Background: Interpretation of variants of uncertain significance (VUSs) remains a challenge in the care of patients with inherited cardiovascular diseases (CVDs); 56% of variants within CVD risk genes are VUS, and machine learning algorithms trained upon large data resources can stratify VUS into higher versus lower probability of contributing to a CVD phenotype.
Methods: We used ClinVar pathogenic/likely pathogenic and benign/likely benign variants from 47 CVD genes to build a predictive model of variant pathogenicity utilizing measures of evolutionary constraint, deleteriousness, splicogenicity, local pathogenicity, cardiac-specific expression, and population allele frequency. Performance was validated using variants for which the ClinVar pathogenicity assignment changed. Functional validation was assessed using prior studies in >900 identified VUS. The model utility was demonstrated using the Catheterization Genetics (CATHGEN) cohort.

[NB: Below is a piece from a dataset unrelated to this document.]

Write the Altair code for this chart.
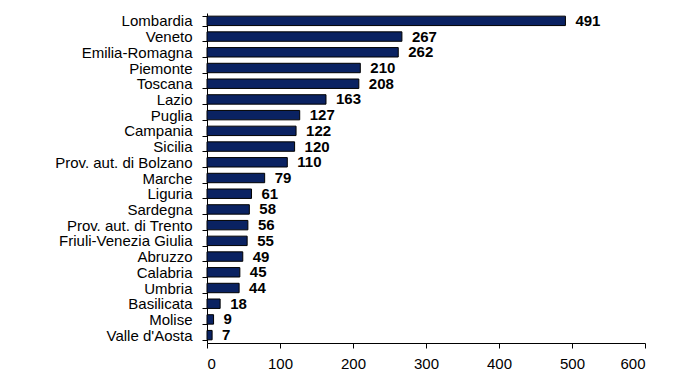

Results: We identified a top-ranked model that accurately prioritized variants for which ClinVar clinical significance had changed (n=663; precision-recall area under the curve, 0.97) and performed well compared with conventional in silico methods. This model (CVD pathogenicity predictor [CVD-PP]) also had high accuracy in prioritizing VUS with functional effects in vivo (precision-recall area under the curve, 0.58). In CATHGEN, there was a greater burden of higher CVD-PP scored VUS in individuals with dilated cardiomyopathy compared with controls (P=8.2×10-15). Of individuals in CATHGEN who harbored highly ranked CVD pathogenicity predictor VUS meeting clinical pathogenicity criteria, 27.6% had clinical evidence of disease. Variant prioritization using this model increased genetic diagnosis in CATHGEN participants with a known clinical diagnosis of hypertrophic cardiomyopathy (7.8%-27.2%).
Conclusions: We present a cardiac-specific model for prioritizing variants underlying CVD syndromes with high performance in discriminating the pathogenicity of VUS in CVD genes. Variant review and phenotyping of individuals carrying VUS of pathogenic interest support the clinical utility of this model. This model could also have utility in filtering variants as part of large-scale genomic sequencing studies.
Keywords: arrhythmias, cardiac; cardiovascular diseases; human genetics; machine learning; pathology, molecular.